Consistent with existing literature, we found that retrospective reports were more strongly associated with health outcomes than prospective reports [16]. In our analysis, disagreement between reporters was associated with a decreased risk of lifetime depression, anxiety, and poor general health. A possible explanation for why disagreement was associated with decreased risk could be that caregivers may be less likely to acknowledge health problems in their child, thus decreasing the chances their child received healthcare or a diagnosis when showing signs of distress. Another possible explanation is that the typical age of onset for common mental health disorders is after age 22 to 24 when health outcomes were assessed in the ALSPAC study, and as such, studying the mental health consequences of maltreatment reporting disagreement may require longer-term follow-up [38]. Disagreement in maltreatment reports was more common in our analysis among male children, who are less likely to exhibit internalizing symptoms in response to trauma than their female counterparts and more likely to express externalizing symptoms and substance use behaviors [39].
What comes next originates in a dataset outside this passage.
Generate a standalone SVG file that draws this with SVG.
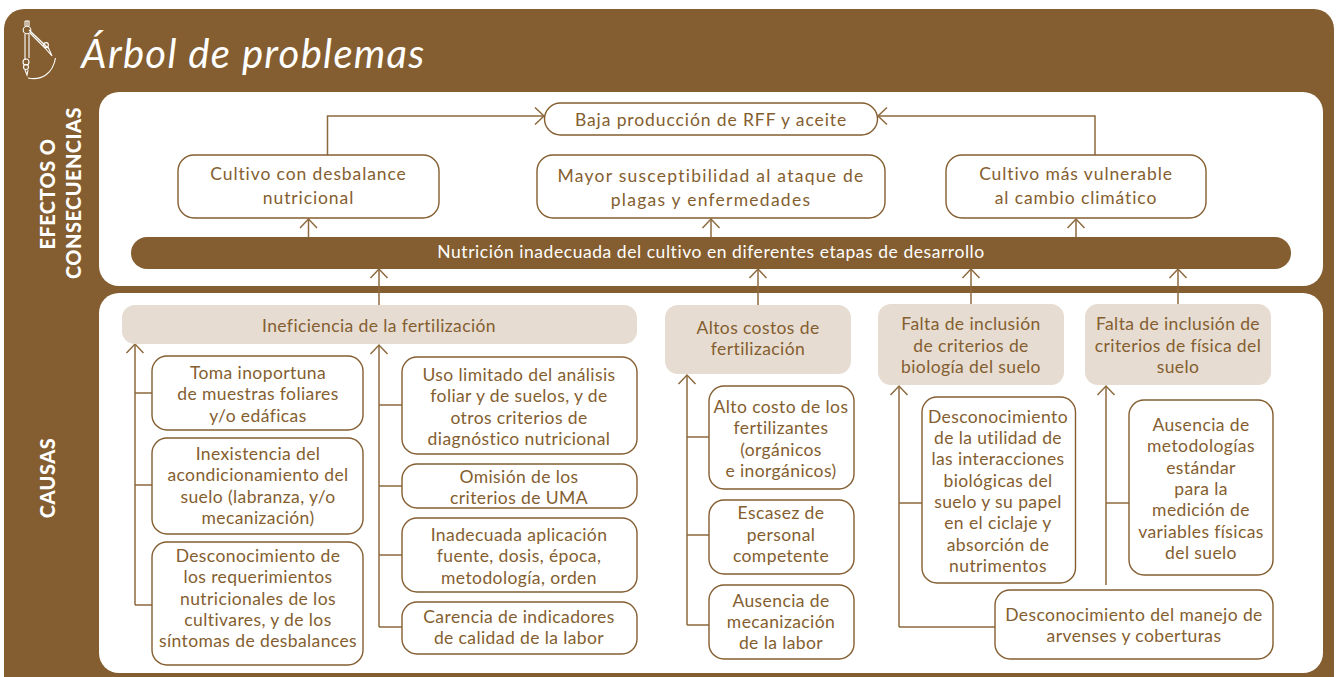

Although disagreement in reporting was associated with decreased risk for certain mental health diagnoses and overall poor health, we also observed that disagreement was associated with higher self-reported and clinically assessed health problems, including elevated self-reported depressive symptoms, substance use severity, and BMI. Given the association of disagreement to depression symptoms, but not a depression or anxiety diagnosis, disagreement may be a risk factor for unmet mental health need or future mental health risk. Findings may also reflect sex differences in behavioral symptoms among children who experience maltreatment [39].

Limitations

Several limitations should be considered when interpreting these results. First, our study examines maltreatment exposure before age 11, thus our results may not be generalizable to maltreatment occurring in later childhood and adolescence. Second, differences in maltreatment survey depth could have biased our results towards increased disagreement. Although mothers and partners identified the perpetrator of maltreatment, our definition of agreement was not based on the identity of the perpetrator. Therefore, a mother and partner pair could be coded as in agreement on the child’s exposure to maltreatment but have disagreement on who was responsible. Likewise, disagreement between caregiver–child pairs could be due to the child being maltreated by another adult in the family, although perpetrators of the maltreatment are most often a child’s parent [40]. Finally, there are several types of bias including memory, recall, and reporting bias that may affect how ALSPAC participants responded to surveys. Future studies should focus on the way maltreatment is screened and how the identity of the perpetrator of maltreatment influences multi-informant disagreement.

Summary

Our study found that retrospective child reports and prospective caregiver reports of child maltreatment often disagree, and caution should be taken in using these reports interchangeably. We identified predictors of disagreement in reporting including child male sex, maternal education levels lower than a college degree, maternal postnatal depression, caregiver history of childhood maltreatment, and impaired maternal bonding. Further research is needed to understand what factors drive disagreement and how to optimize child maltreatment assessment in clinical practice accounting for the perspectives of both caregivers and children themselves. Disagreement between reporters may be important to consider when exploring the mechanisms underlying the connection between child maltreatment, poor health outcomes, and type of report, as well as possible unmet need for mental health evaluation.